Toutes ces courses à Bicêtre ont un je ne sais quoi qui me rendra ces souvenirs bien chers. En cela comme en tout le reste, je jouis plus en me rappelant qu’en jouissant.

Cette amitié a quelque chose dirai-je de romantique ? qui ne se trouve ordinairement que dans l’amour. Je cherche à m’expliquer cette touchante et singulière conformité d’âme. C’est une méprise du Demiourgos qui a réalisé deux fois l’exemplaire éternel de la même âme, pour parler comme Platon.

Mardi 8. — Délivrance d’une grande inquiétude matérielle. Je ne serai jamais un homme d’argent. Je préfère même rester pauvre pour rester simple. Et pourtant, il me faudrait l’indépendance de l’écrivain pour suivre, en certaines choses, les voies de la nature. En ce moment, elles me sont interdites. Ne gagnant que juste le nécessaire, je dois me résigner à vivre seul.

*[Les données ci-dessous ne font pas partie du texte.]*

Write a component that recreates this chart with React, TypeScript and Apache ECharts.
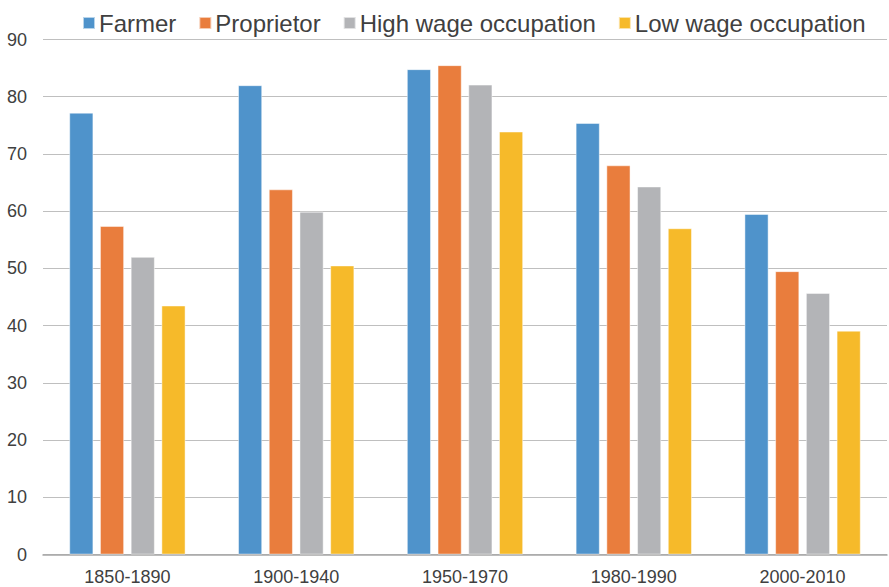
import React, { useEffect, useRef } from "react";
import * as echarts from "echarts";

const categories = ["1850-1890", "1900-1940", "1950-1970", "1980-1990", "2000-2010"];
const farmer = [77.2, 82.0, 84.8, 75.4, 59.5];
const proprietor = [57.4, 63.8, 85.5, 68.0, 49.5];
const highWage = [52.0, 59.9, 82.1, 64.3, 45.7];
const lowWage = [43.5, 50.5, 73.9, 57.0, 39.1];
const seriesNames = ["Farmer", "Proprietor", "High wage occupation", "Low wage occupation"];
const colors = ["#4F93CB", "#E97D3D", "#B3B4B7", "#F6BA2A"];

export default function App() {
  const ref = useRef<HTMLDivElement>(null);
  useEffect(() => {
    if (!ref.current) return;
    const chart = echarts.init(ref.current, null, { renderer: "svg" });
    const font = "'Liberation Sans', Arial, sans-serif";
    const data = [farmer, proprietor, highWage, lowWage];
    chart.setOption({
      animation: false,
      textStyle: { fontFamily: font },
      legend: {
        left: 77,
        top: 6,
        itemWidth: 12,
        itemHeight: 12,
        itemGap: 22,
        icon: "rect",
        textStyle: { fontSize: 24, color: "#404040", fontFamily: font, padding: [0, 0, 0, -1] },
        data: seriesNames,
      },
      grid: { left: 43, right: 2, top: 39.5, bottom: 32.5, containLabel: false },
      xAxis: {
        type: "category",
        data: categories,
        axisLine: { show: true, lineStyle: { color: "#A6A6A6", width: 1.5 } },
        axisTick: { show: false },
        axisLabel: { fontSize: 18, color: "#404040", margin: 13, fontFamily: font },
      },
      yAxis: {
        type: "value",
        min: 0,
        max: 90,
        interval: 10,
        axisLine: { show: false },
        axisTick: { show: false },
        axisLabel: { fontSize: 18, color: "#404040", margin: 16, fontFamily: font },
        splitLine: { lineStyle: { color: "#BFBFBF", width: 1.2 } },
      },
      series: seriesNames.map((name, i) => ({
        name,
        type: "bar",
        data: data[i],
        barWidth: 24,
        barGap: "28%",
        itemStyle: { color: colors[i], borderColor: "rgba(255,255,255,0.6)", borderWidth: 0.8 },
      })),
    });
    return () => chart.dispose();
  }, []);
  return <div ref={ref} style={{ width: 889, height: 587, position: "absolute", left: 0, top: 0 }} />;
}
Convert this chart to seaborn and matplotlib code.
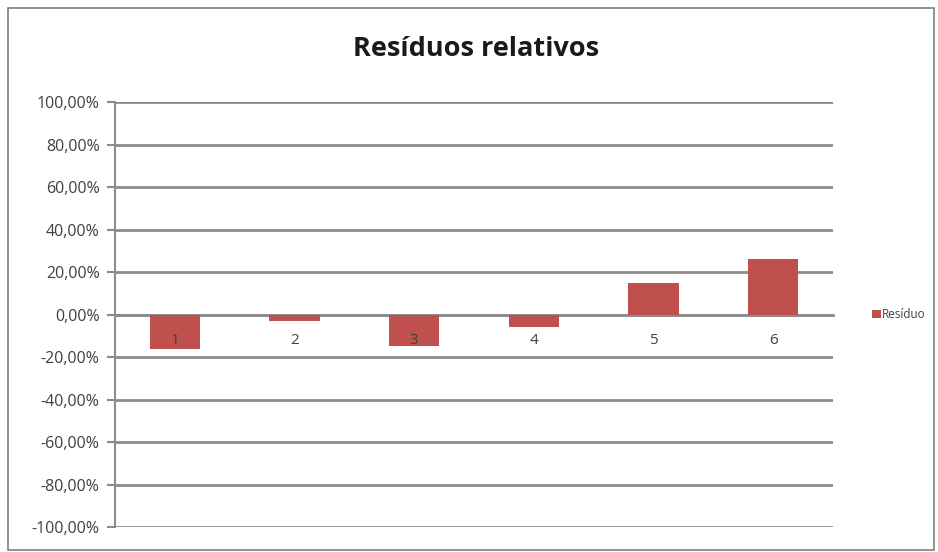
import matplotlib
matplotlib.use("Agg")
import matplotlib.pyplot as plt
from matplotlib.patches import Rectangle
from matplotlib.ticker import FixedLocator, FuncFormatter
import seaborn as sns
import pandas as pd

# Relative residuals per observation
categories = ["1", "2", "3", "4", "5", "6"]
residuals = [-0.16, -0.03, -0.15, -0.06, 0.15, 0.26]
series_name = "Resíduo"
title = "Resíduos relativos"

df = pd.DataFrame({"obs": categories, "res": residuals, "serie": series_name})

sns.set_style("white")
plt.rcParams["font.family"] = ["Open Sans", "DejaVu Sans"]

bar_color = "#C0504D"
grid_color = "#8C8C8C"
text_color = "#404040"

fig = plt.figure(figsize=(9.38, 5.52), dpi=100)
ax = fig.add_axes([0.1226, 0.0453, 0.7654, 0.7697])

sns.barplot(data=df, x="obs", y="res", hue="serie", palette=[bar_color],
            width=0.42, ax=ax, legend=True, saturation=1, linewidth=0)

ax.set_ylim(-1.0, 1.0)
ax.set_xlim(-0.5, len(categories) - 0.5)
ax.yaxis.set_major_locator(FixedLocator([i / 5 for i in range(-5, 6)]))
ax.yaxis.set_major_formatter(
    FuncFormatter(lambda v, _: f"{v * 100:.2f}%".replace(".", ",").replace("-0,00", "0,00")))
ax.grid(axis="y", color=grid_color, linewidth=2.0)
ax.set_axisbelow(True)
ax.set_xlabel("")
ax.set_ylabel("")

# Category axis sits on the zero line, ticks at category boundaries
for s in ["top", "right"]:
    ax.spines[s].set_visible(False)
ax.spines["bottom"].set_position(("data", 0))
ax.spines["bottom"].set_color(grid_color)
ax.spines["bottom"].set_linewidth(2.0)
ax.spines["left"].set_color(grid_color)
ax.spines["left"].set_linewidth(1.5)
ax.spines["bottom"].set_zorder(0.5)

ax.set_xticks(range(len(categories)))
ax.set_xticklabels([])
ax.set_xticks([i + 0.5 for i in range(-1, len(categories))], minor=True)
ax.tick_params(axis="x", which="major", length=0)
ax.tick_params(axis="x", which="minor", length=5, width=1, color=grid_color, direction="out")
ax.tick_params(axis="y", length=6, width=1.5, color=grid_color, left=True, labelsize=11.5,
               labelcolor=text_color, pad=5)

# Category labels drawn on top of the bars, just under the zero line
for i, lab in enumerate(categories):
    ax.annotate(lab, xy=(i, 0), xytext=(0, -19), textcoords="offset points",
                ha="center", va="center", fontsize=11, color=text_color, zorder=6)

fig.suptitle(title, x=0.508, y=0.935, fontsize=19.5, fontweight="bold", color="#1a1a1a")

leg = ax.legend(loc="center left", bbox_to_anchor=(1.04, 0.5), frameon=False,
                fontsize=8.5, handlelength=0.7, handleheight=0.7, handletextpad=0.1,
                labelcolor=text_color)

# Chart frame
fig.patches.append(Rectangle((0.008, 0.004), 0.988, 0.982, transform=fig.transFigure,
                             fill=False, edgecolor="#7f7f7f", linewidth=1.2))

fig.savefig("out.png", dpi=100)
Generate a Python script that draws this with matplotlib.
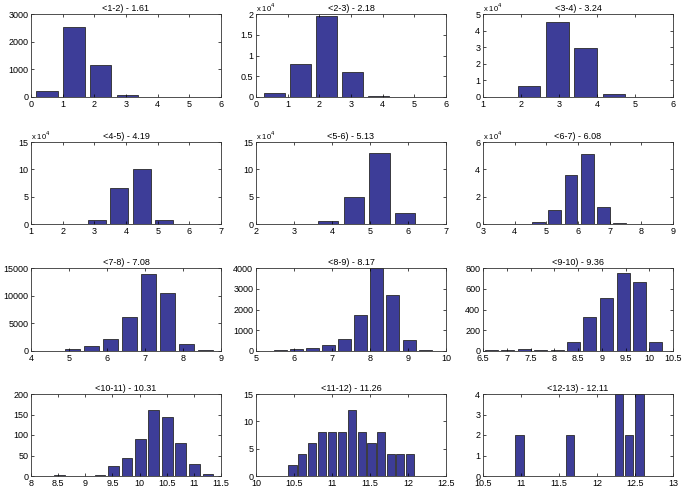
import matplotlib
matplotlib.use('Agg')
import matplotlib.pyplot as plt
import numpy as np
from matplotlib.ticker import FuncFormatter, MultipleLocator

plt.rcParams['font.family'] = ['Liberation Sans', 'DejaVu Sans']

titles = ['<1-2) - 1.61', '<2-3) - 2.18', '<3-4) - 3.24',
          '<4-5) - 4.19', '<5-6) - 5.13', '<6-7) - 6.08',
          '<7-8) - 7.08', '<8-9) - 8.17', '<9-10) - 9.36',
          '<10-11) - 10.31', '<11-12) - 11.26', '<12-13) - 12.11']

centers_1 = [0.5, 1.35, 2.2, 3.05, 3.9, 4.75, 5.6]
counts_1 = [205, 2545, 1140, 85, 8, 3, 1]

centers_2 = [0.59, 1.41, 2.23, 3.05, 3.87, 4.69, 5.51]
counts_2 = [850, 8050, 19600, 6100, 300, 30, 5]

centers_3 = [1.47, 2.215, 2.96, 3.705, 4.45, 5.195]
counts_3 = [100, 6450, 45200, 29600, 2000, 50]

centers_4 = [1.65, 2.36, 3.07, 3.78, 4.49, 5.2, 5.91]
counts_4 = [30, 100, 6700, 65600, 100600, 8000, 150]

centers_5 = [2.54, 3.22, 3.9, 4.58, 5.25, 5.92, 6.6]
counts_5 = [20, 80, 5000, 48500, 130700, 19600, 300]

centers_6 = [3.73, 4.24, 4.75, 5.26, 5.78, 6.29, 6.8, 7.31, 7.82, 8.33]
counts_6 = [20, 150, 1700, 9900, 36000, 51300, 12100, 700, 60, 10]

centers_7 = [4.6, 5.1, 5.6, 6.1, 6.6, 7.1, 7.6, 8.1, 8.6]
counts_7 = [50, 300, 850, 2100, 6200, 13850, 10400, 1270, 200]

centers_8 = [5.65, 6.07, 6.49, 6.91, 7.34, 7.76, 8.18, 8.6, 9.03, 9.45]
counts_8 = [50, 100, 150, 290, 600, 1720, 3990, 2700, 520, 50]

centers_9 = [6.675, 7.02, 7.37, 7.71, 8.06, 8.41, 8.75, 9.1, 9.45, 9.79, 10.14]
counts_9 = [6, 10, 20, 10, 13, 85, 328, 514, 755, 667, 85]

centers_10 = [8.53, 8.78, 9.02, 9.27, 9.52, 9.77, 10.02, 10.26, 10.51, 10.76, 11.01, 11.26]
counts_10 = [2, 0, 0, 2, 25, 45, 91, 161, 145, 81, 29, 4]

centers_11 = [10.48, 10.61, 10.74, 10.87, 11.0, 11.13, 11.26, 11.39, 11.52, 11.65, 11.78, 11.9, 12.03]
counts_11 = [2, 4, 6, 8, 8, 8, 12, 8, 6, 8, 4, 4, 4]

centers_12 = [10.98, 11.64, 12.29, 12.42, 12.56]
counts_12 = [2, 2, 4, 2, 4]

bin_widths = [0.85, 0.82, 0.745, 0.71, 0.675, 0.51, 0.5, 0.424, 0.346, 0.248, 0.1295, 0.1315]

xlims = [(0, 6), (0, 6), (1, 6), (1, 7), (2, 7), (3, 9),
         (4, 9), (5, 10), (6.5, 10.5), (8, 11.5), (10, 12.5), (10.5, 13)]
xsteps = [1, 1, 1, 1, 1, 1, 1, 1, 0.5, 0.5, 0.5, 0.5]
ylims = [3000, 20000, 50000, 150000, 150000, 60000,
         15000, 4000, 800, 200, 15, 4]
ysteps = [1000, 5000, 10000, 50000, 50000, 20000,
          5000, 1000, 200, 50, 5, 1]
yscales = [1, 1e4, 1e4, 1e4, 1e4, 1e4, 1, 1, 1, 1, 1, 1]

centers = [centers_1, centers_2, centers_3, centers_4, centers_5, centers_6,
           centers_7, centers_8, centers_9, centers_10, centers_11, centers_12]
counts = [counts_1, counts_2, counts_3, counts_4, counts_5, counts_6,
          counts_7, counts_8, counts_9, counts_10, counts_11, counts_12]

W, H = 685, 492
fig = plt.figure(figsize=(W / 100, H / 100), dpi=100)
fig.patch.set_facecolor('white')

col_left = [31, 256, 483]
col_w = 190
row_top = [14, 142, 268, 394]
row_bot = [97, 224, 351, 476]

bar_color = '#3d3d98'
fs = 6.5

for i in range(12):
    r, c = divmod(i, 3)
    l = col_left[c]
    t = row_top[r]
    b = row_bot[r]
    ax = fig.add_axes([l / W, 1 - b / H, col_w / W, (b - t) / H])
    frac = 0.82 if i >= 10 else 0.8
    ax.bar(centers[i], counts[i], width=bin_widths[i] * frac,
           color=bar_color, edgecolor='#2a2a2a', linewidth=0.6)
    ax.set_xlim(*xlims[i])
    ax.set_ylim(0, ylims[i])
    ax.xaxis.set_major_locator(MultipleLocator(xsteps[i]))
    ax.yaxis.set_major_locator(MultipleLocator(ysteps[i]))
    sc = yscales[i]
    ax.yaxis.set_major_formatter(FuncFormatter(lambda v, p, sc=sc: f"{v / sc:g}"))
    ax.xaxis.set_major_formatter(FuncFormatter(lambda v, p: f"{v:g}"))
    ax.tick_params(direction='in', length=2.5, width=0.5, labelsize=fs,
                   top=True, right=True, pad=2)
    for s in ax.spines.values():
        s.set_linewidth(0.6)
        s.set_color('#333333')
    ax.set_title(titles[i], fontsize=fs, pad=2.5)
    if sc != 1:
        ax.text(0.0, 1.0, r'x 10$^4$', transform=ax.transAxes,
                fontsize=5.5, ha='left', va='bottom')

fig.savefig('out.png', dpi=100, facecolor='white')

Faisons donc des mathématiques, sans cela l’imagination devient trop active. Relisons aussi les Stoïciens, et surtout, méditons leurs principes. Je me sens d’une faiblesse d’âme à faire pitié. Pourtant j’ai fait un progrès que je veux inscrire ; cela m’aidera, peut-être, à persévérer : Je ne grogne plus en me levant.